Practice: Test Guidelines

Practice: Test Guidelines#

Good JUnit tests verify externally observable behavior, protect meaningful rules, and remain stable under refactoring. Bad tests add volume without value: they test implementation details, trivial accessors, object existence, or repeat the code under test. When reviewing AI‑generated tests, prefer cases that catch real bugs, use descriptive names, and remain valid after reasonable refactoring.

Core Rules#

  • Test observable behavior and outcomes, not implementation details.

  • Don’t recompute or mirror the implementation in tests (that makes tests fragile).

  • Avoid tests for trivial getters/setters or plain constructors unless they enforce invariants.

  • Each test must fail for a named, meaningful bug — know what defect it protects against.

  • Prefer fewer, stronger tests (one test per behavior) over many near‑duplicate tests.

  • Mock only external or expensive dependencies; assert results, not call choreography.

  • Focus on boundary and high‑risk cases, not random variations of the same scenario.

  • Keep tests simple: minimal setup, clear Arrange / Act / Assert, and readable names.

Quick Checklist#

Use this short checklist to approve or reject individual tests (keep if all true):

  • I can explain the bug or behavior this test protects.

  • The test checks observable behavior and would fail for a meaningful reason.

  • It would still pass after reasonable refactoring of internals.

  • It is not merely asserting getters/setters or not null.

  • The test name describes the behavior or rule.

  • Mocks are limited to external/expensive dependencies.

  • Setup is minimal and focused on the behavior.

  • The test covers a relevant edge case or rule, not an arbitrary value.

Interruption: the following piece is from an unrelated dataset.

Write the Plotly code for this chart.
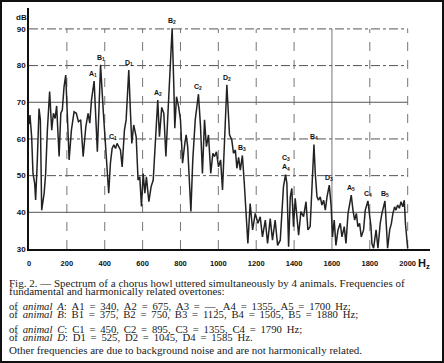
import plotly.graph_objects as go

# ---- data ----
freq_hz = [0, 5, 14, 21, 30, 35, 44, 53, 60, 67, 80, 88, 97, 109, 120, 129, 138, 146, 159, 168,
           176, 185, 194, 203, 212, 224, 238, 250, 261, 273, 286, 300, 312, 321, 330, 344, 353, 361,
           370, 378, 393, 405, 409, 421, 430, 439, 448, 457, 465, 474, 483, 492, 504, 513, 527, 536,
           543, 553, 566, 576, 585, 594, 603, 612, 620, 633, 645, 656, 664, 671, 680, 689, 701, 712,
           723, 733, 744, 756, 765, 770, 779, 790, 800, 811, 823, 830, 838, 846, 855, 865, 878, 895,
           906, 916, 927, 937, 948, 960, 971, 980, 990, 1001, 1012, 1022, 1033, 1045, 1059, 1071,
           1080, 1090, 1098, 1107, 1116, 1127, 1137, 1145, 1156, 1168, 1181, 1195, 1209, 1221, 1233,
           1248, 1260, 1274, 1286, 1300, 1313, 1327, 1336, 1344, 1355, 1362, 1371, 1380, 1388, 1397,
           1406, 1415, 1424, 1436, 1450, 1463, 1473, 1485, 1494, 1505, 1512, 1521, 1529, 1538, 1547,
           1556, 1565, 1574, 1586, 1596, 1603, 1612, 1621, 1632, 1644, 1653, 1665, 1674, 1685, 1693,
           1702, 1711, 1720, 1729, 1737, 1746, 1755, 1767, 1776, 1790, 1797, 1806, 1811, 1820, 1833,
           1843, 1855, 1864, 1880, 1885, 1894, 1905, 1914, 1922, 1931, 1938, 1947, 1956, 1965, 1974,
           1982, 1988, 2000]
level_db = [64, 66.5, 60.6, 50.6, 47.9, 43.4, 54.3, 68.3, 65.2, 40.6, 45.2, 50.6, 62.4, 72.9, 62.4,
            67, 65.6, 69, 55.2, 67, 67.9, 74.2, 77.4, 65.2, 54.3, 62.4, 67.4, 67, 64.7, 65.2, 55.2,
            63.3, 67, 64.3, 70.6, 75.8, 65.2, 56.5, 68.8, 80.2, 67, 56.5, 54.3, 45.2, 53.4, 57.4,
            58.4, 57.4, 58.8, 57.9, 57, 52.4, 62.4, 65.2, 78.8, 67, 58.8, 63.8, 60.6, 48.8, 49.7,
            41.6, 50.6, 45.2, 49.7, 42.9, 47, 48.8, 56.1, 62.4, 70.6, 60.6, 68.6, 67, 55.2, 66.1,
            78.8, 90.2, 74.2, 62.9, 71.5, 68.8, 65.2, 53.4, 58.8, 61.1, 57.9, 49.7, 40.2, 54.3,
            65.2, 72.2, 63.3, 50.6, 65.2, 57.9, 61.1, 50.6, 56.1, 55.2, 56.5, 52.4, 54.3, 46.1,
            59.7, 74.8, 61.1, 59.7, 56.1, 57, 52, 55, 51.5, 55.5, 48, 41.5, 31.5, 42.4, 35.2, 39.7,
            37, 38.8, 33.3, 37.9, 31.5, 38.3, 32.4, 37.9, 31, 32.4, 38.8, 47, 50.3, 47.9, 30.6, 44.2,
            46.5, 36.1, 43.8, 38.8, 33.8, 40.2, 38.8, 42.9, 35.2, 36.1, 47.9, 58.5, 50.6, 44.2, 43.3,
            44.2, 42, 43.3, 40.6, 44.2, 47.4, 41.5, 33.3, 37.9, 31, 35.2, 37, 33.3, 36.1, 31.5, 39.7,
            42.4, 44.7, 40.6, 37.9, 39.7, 36.1, 37, 33.3, 35.2, 40.6, 43.1, 39.7, 36.1, 31.5, 30.2,
            35.2, 30.2, 37, 39.7, 43.1, 37.9, 30.2, 35.2, 37, 39.7, 41.5, 40.6, 42, 41.1, 42.9, 41.5,
            43.3, 37, 30.2]

peak_labels = ["A<sub>1</sub>", "B<sub>1</sub>", "C<sub>1</sub>", "D<sub>1</sub>", "A<sub>2</sub>",
               "B<sub>2</sub>", "C<sub>2</sub>", "D<sub>2</sub>", "B<sub>3</sub>",
               "C<sub>3</sub><br>A<sub>4</sub>", "B<sub>4</sub>", "D<sub>3</sub>", "A<sub>5</sub>",
               "C<sub>4</sub>", "B<sub>5</sub>"]
peak_hz = [336, 378, 445, 527, 680, 756, 895, 1045, 1127, 1355, 1505, 1586, 1702, 1790, 1880]
peak_db = [75.8, 80.2, 58.6, 78.8, 70.6, 90.2, 72.2, 74.8, 55.5, 50.3, 58.5, 47.4, 44.7, 43.1, 43.1]

x_ticks = [0, 200, 400, 600, 800, 1000, 1200, 1400, 1600, 1800, 2000]
y_ticks = [30, 40, 50, 60, 70, 80, 90]

caption_lines = [
    "Fig. 2. — Spectrum of a chorus howl uttered simultaneously by 4 animals. Frequencies of",
    "fundamental and harmonically related overtones:",
    "of <i>animal A</i>: A1 = 340, A2 = 675, A3 = —, A4 = 1355, A5 = 1700 Hz;",
    "of <i>animal B</i>: B1 = 375, B2 = 750, B3 = 1125, B4 = 1505, B5 = 1880 Hz;",
    "of <i>animal C</i>: C1 = 450, C2 = 895, C3 = 1355, C4 = 1790 Hz;",
    "of <i>animal D</i>: D1 = 525, D2 = 1045, D4 = 1585 Hz.",
    "Other frequencies are due to background noise and are not harmonically related.",
]

# ---- layout geometry / styling ----
caption_py = [283, 291.2, 305.5, 313.5, 329, 337, 350]
caption_widen = [0, 0, 1, 1, 1, 1, 0]   # extra thin spaces per word gap (wide typesetting)
caption_size = [11, 11, 10.7, 10.7, 10.7, 10.7, 11]

W, H = 444, 363
L, R, T, B = 29, 14, 8, 114
pw, ph = W - L - R, H - T - B


def px(p):
    return (p - L) / pw


def py(p):
    return (H - B - p) / ph


fig = go.Figure()
fig.add_trace(go.Scatter(x=freq_hz, y=level_db, mode="lines",
                         line=dict(color="#222", width=1.5), hoverinfo="skip",
                         showlegend=False, cliponaxis=True))

shapes = []
for yv in [40, 50, 60, 70, 80, 90]:
    dash = "solid" if yv in (40, 70) else "dashdot"
    shapes.append(dict(type="line", xref="x", yref="y", x0=0, x1=2000, y0=yv, y1=yv,
                       line=dict(color="#555", width=1.0, dash=dash), layer="below"))
for xv in x_ticks[1:]:
    dash = "solid" if xv == 1600 else "dash"
    shapes.append(dict(type="line", xref="x", yref="y", x0=xv, x1=xv, y0=30, y1=90,
                       line=dict(color="#666", width=0.9, dash=dash), layer="below"))
shapes.append(dict(type="rect", xref="paper", yref="paper", x0=px(1), x1=px(443),
                   y0=py(362), y1=py(1), line=dict(color="#111", width=2)))

annotations = []
for lab, hx, dv in zip(peak_labels, peak_hz, peak_db):
    annotations.append(dict(x=hx, y=dv, xref="x", yref="y", text=lab, showarrow=False,
                            yanchor="bottom", yshift=1,
                            font=dict(family="Liberation Sans", size=7, color="#111", weight="bold")))
annotations.append(dict(x=px(21), y=py(18), xref="paper", yref="paper", text="dB",
                        showarrow=False, xanchor="center", yanchor="middle",
                        font=dict(family="Liberation Sans", size=8, color="#111", weight="bold")))
annotations.append(dict(x=px(416), y=py(264), xref="paper", yref="paper", text="H<sub>z</sub>",
                        showarrow=False, xanchor="left", yanchor="middle",
                        font=dict(family="Liberation Sans", size=11, color="#111", weight="bold")))
for txt, yy, wd, fs in zip(caption_lines, caption_py, caption_widen, caption_size):
    shown = txt.replace(" ", " " + "\u2009" * wd) if wd else txt
    annotations.append(dict(x=px(7), y=py(yy), xref="paper", yref="paper", text=shown,
                            showarrow=False, xanchor="left", yanchor="middle",
                            font=dict(family="Liberation Serif", size=fs, color="#1a1a1a")))

fig.update_layout(
    width=W, height=H, autosize=False,
    margin=dict(l=L, r=R, t=T, b=B, autoexpand=False),
    paper_bgcolor="white", plot_bgcolor="white",
    shapes=shapes, annotations=annotations,
    xaxis=dict(range=[0, (430 - 29.3) / 0.1892], tickvals=x_ticks,
               ticktext=[str(v) for v in x_ticks], showgrid=False, zeroline=False,
               showline=True, linecolor="#111", linewidth=2, ticks="",
               ticklabelstandoff=6,
               tickfont=dict(family="Liberation Sans", size=7.5, color="#111", weight="bold")),
    yaxis=dict(range=[30, 95.7], tickvals=y_ticks, ticktext=[str(v) for v in y_ticks],
               showgrid=False, zeroline=False, showline=True, linecolor="#111", linewidth=1.5,
               ticks="", ticklabelstandoff=0,
               tickfont=dict(family="Liberation Sans", size=8, color="#111", weight="bold")),
)

fig.write_html("out.html", config={"displayModeBar": False},
               post_script="document.body.style.margin='0px';")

If a test fails any of the above, revise it to focus on behavior or delete it.

Detailed Test Guidelines#

When looking at AI-generated tests, consider these guidelines to distinguish the gems from the rubble.


Table 1 Test behavior and outcomes, not implementation#

Good Tests

❌ Bad Tests

Verify observable behavior

Asserts private fields

Remain valid after refactoring

Break when implementation details change

Assert what the system guarantees

Assert how the system is built

Good tests verify what the system does, not how it does it.
Litmus test: “If I rewrote the method but kept the contract, would this test still pass?” If the answer is no, the test is fragile.

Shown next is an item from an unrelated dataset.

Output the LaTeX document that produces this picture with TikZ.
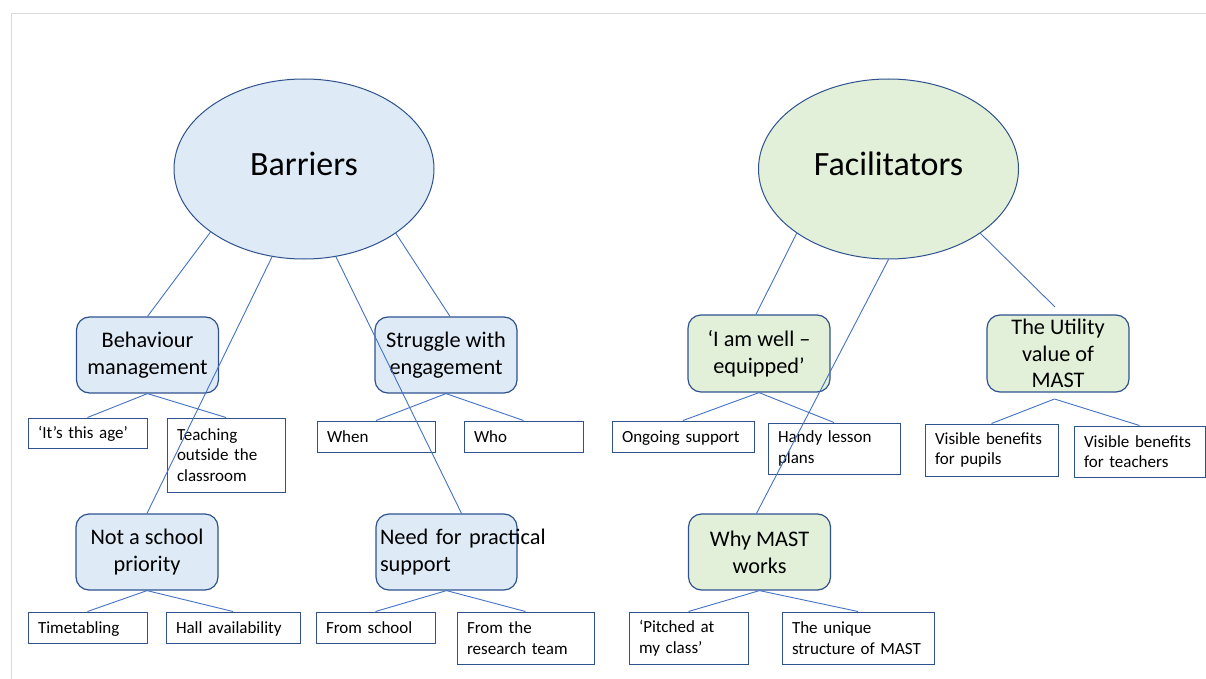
\documentclass[tikz,border=0pt]{standalone}
\usepackage{fontspec}
\setmainfont{Carlito}
\usetikzlibrary{shapes.geometric}
\definecolor{bord}{HTML}{2F528F}
\definecolor{conn}{HTML}{4472C4}
\definecolor{bfill}{HTML}{DEEBF7}
\definecolor{gfill}{HTML}{E2F0D9}
\definecolor{framegray}{HTML}{DADADA}
\begin{document}
\begin{tikzpicture}[x=1pt,y=-1pt,
  oval/.style={ellipse, draw=bord, line width=1pt, minimum width=260pt, minimum height=180pt, inner sep=0pt, font=\fontsize{34}{41}\selectfont, text depth=10pt},
  topic/.style={draw=bord, line width=1.2pt, rounded corners=13pt, minimum width=142pt, minimum height=76pt, inner sep=2pt, align=center, font=\fontsize{22.3}{26.7}\selectfont},
  leaf/.style={draw=bord, line width=1pt, fill=white, inner xsep=10pt, inner ysep=0pt, align=left, font=\fontsize{17}{20.5}\selectfont},
  one/.style={text height=11pt, text depth=0pt},
  link/.style={draw=conn, line width=0.9pt}]
\useasboundingbox (0,0) rectangle (1206,679);
\fill[white] (0,0) rectangle (1206,679);
\draw[framegray, line width=1pt] (11,679) -- (11,14) -- (1206,14);

% ellipses
\node[oval, fill=bfill] (barriers) at (304,169) {Barriers};
\node[oval, fill=gfill] (facil) at (888.5,169) {Facilitators};

% topic boxes
\node[topic, fill=bfill] (bm) at (147.5,355) {Behaviour\\management};
\node[topic, fill=bfill] (sw) at (446,355) {Struggle with\\engagement};
\node[topic, fill=bfill] (ns) at (147,552) {Not a school\\priority};
\node[topic, fill=bfill, align=left, text width=133pt, inner xsep=4pt, minimum width=141pt] (np) at (446.5,552) {\mbox{Need for practical}\\support};
\node[topic, fill=gfill, minimum height=77pt] (ie) at (759,353.5) {‘I am well –\\equipped’};
\node[topic, fill=gfill, minimum height=77pt] (uv) at (1058,353.5) {The Utility\\value of\\MAST};
\node[topic, fill=gfill] (wm) at (759.5,552) {Why MAST\\works};

% leaf boxes
\node[leaf, one, text width=99pt, minimum height=30pt] (age) at (87.5,433) {‘It’s~this~age’};
\node[leaf, text width=98pt, minimum height=74pt] (teach) at (226,455) {Teaching\\outside~the\\classroom};
\node[leaf, one, text width=98pt, minimum height=31pt] (when) at (376,436.5) {When};
\node[leaf, one, text width=99pt, minimum height=31pt] (who) at (523.5,436.5) {Who};
\node[leaf, one, text width=122pt, minimum height=31pt] (ongo) at (683,436.5) {Ongoing~support};
\node[leaf, text width=112pt, minimum height=51pt] (handy) at (834,448.5) {Handy~lesson\\plans};
\node[leaf, text width=113pt, minimum height=52pt] (vbp) at (991.5,450) {Visible~benefits\\for~pupils};
\node[leaf, text width=111pt, minimum height=51pt] (vbt) at (1139.5,451.5) {Visible~benefits\\for~teachers};
\node[leaf, one, text width=99pt, minimum height=31pt] (time) at (87.5,627.5) {Timetabling};
\node[leaf, one, text width=114pt, minimum height=31pt] (hall) at (233,627.5) {Hall~availability};
\node[leaf, one, text width=99pt, minimum height=31pt] (fsch) at (375.5,627.5) {From~school};
\node[leaf, text width=117pt, minimum height=52pt] (frt) at (525.5,638) {From~the\\research~team};
\node[leaf, text width=99pt, minimum height=52pt] (pitch) at (688.5,638) {‘Pitched~at\\my~class’};
\node[leaf, text width=132pt, minimum height=52pt] (uniq) at (858,638) {The~unique\\structure~of~MAST};

\coordinate (ut) at (1055,307);
\coordinate (ub) at (1054.5,399);

% connectors from ellipses
\draw[link] (barriers.214.8) -- (bm.north);
\draw[link] (barriers.250.2) -- (ns.north);
\draw[link] (barriers.290.3) -- ([xshift=15pt]np.north);
\draw[link] (barriers.325.2) -- ([xshift=4pt]sw.north);
\draw[link] (facil.215) -- ([xshift=-3pt]ie.north);
\draw[link] (facil.270) -- ([xshift=-3pt]wm.north);
\draw[link] (facil.325.3) -- (ut);

% connectors to leaves
\draw[link] (bm.south) -- (age.north);
\draw[link] (bm.south) -- (teach.north);
\draw[link] (sw.south) -- (when.north);
\draw[link] (sw.south) -- (who.north);
\draw[link] (ie.south) -- (ongo.north);
\draw[link] (ie.south) -- (handy.north);
\draw[link] (ub) -- (vbp.north);
\draw[link] (ub) -- (vbt.north);
\draw[link] (ns.south) -- (time.north);
\draw[link] (ns.south) -- (hall.north);
\draw[link] (np.south) -- (fsch.north);
\draw[link] (np.south) -- (frt.north);
\draw[link] (wm.south) -- (pitch.north);
\draw[link] (wm.south) -- (uniq.north);
\end{tikzpicture}
\end{document}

Table 2 Don’t restate the implementation in the test#

Good Tests

❌ Bad Tests

Assert results, rules, or constraints

Recompute the same logic as the code

Uses realistic values that exercise logic

Mirror the algorithm step‑by‑step

Can catch logic bugs

Can be wrong in the same way as the code

AI loves writing tests that simply mirror the implementation line‑by‑line.
Example smell:
If the test can be wrong in the same way as the code, it adds little value.

assertEquals(a + b, calculator.add(a, b));

Table 3 Don’t test getters, setters, or trivial constructors#

Good Tests

❌ Bad Tests

A constructor enforces invariants

obj.setX(5);
assertEquals(5, obj.getX());

A setter rejects invalid input

Only check object existence

A getter computes derived state

Prove only that Java works

These tests are almost always low signal and high maintenance.
These good tests might be worth it. Rule of thumb: If a failure would only prove that Java works as documented, don’t test it.


Table 4 Every test should fail for a meaningful reason#

Good Tests

❌ Bad Tests

Identifies a real class of bug

Fail only if code is deleted

Protect important behavior

Only fails due to formatting, timing, or structure change

Every test should answer the question: “What defect would this test catch?”
If you can’t name the bug the test guards against, it’s probably noise.


Table 5 Prefer fewer, stronger tests over many weak ones#

Good Tests

❌ Bad Tests

One test per behavior or rule

One test per method call

Multiple assertions about one scenario

Many nearly identical tests

Focus on coverage of behavior

Maximize test count only

AI tends to maximize count, not coverage.
Guideline: One test per behavior, not per method.


Table 6 Tests should read like specifications#

Good Test names

❌ Bad Test names

testWithdraw_throwsException_whenBalanceIsInsufficient

testWithdraw1

testPasswordMeetComplexityRequirements

shouldWork

A strong test explains why the behavior exists.
If the test name doesn’t describe a rule or guarantee, the test probably isn’t asserting one.


Table 7 Avoid over‑mocking and interaction obsession#

Good Tests

❌ Bad Tests

Mock only expensive or external dependencies

Verifying internal method calls

Assert outcomes, not call choreography

Asserting “method X was called once” without caring about result

AI often overuses mocks, especially verifying call counts.


Table 8 Prefer boundary cases over random variation#

Good Boundaries

❌ Bad Tests

Empty vs non‑empty

Use arbitrary or random values

Focus on high‑risk scenarios

Duplicate logic with different numbers

First, last, and beyond limits

Large datasets with no semantic meaning

AI often generates many similar tests with “different numbers.”


Table 9 Tests should be cheap to understand and maintain#

Good Tests

❌ Bad Tests

Minimal setup

Excessive setup

Clear Arrange / Act / Assert

Dense or tangled structure

Only the necessary assertions

Looks “scary”

Complex tests rot quickly—even if they are “correct.”
If a developer hesitates to update a test, it’s already too complex.


Table 10 Avoid tests that only test “existence”#

Good Tests

❌ Bad Tests

Verify object is created correctly

Assert not null

Test meaningful state

Test that something was created

Tests visible behavior after creation

Tests nothing of value

AI loves existence tests.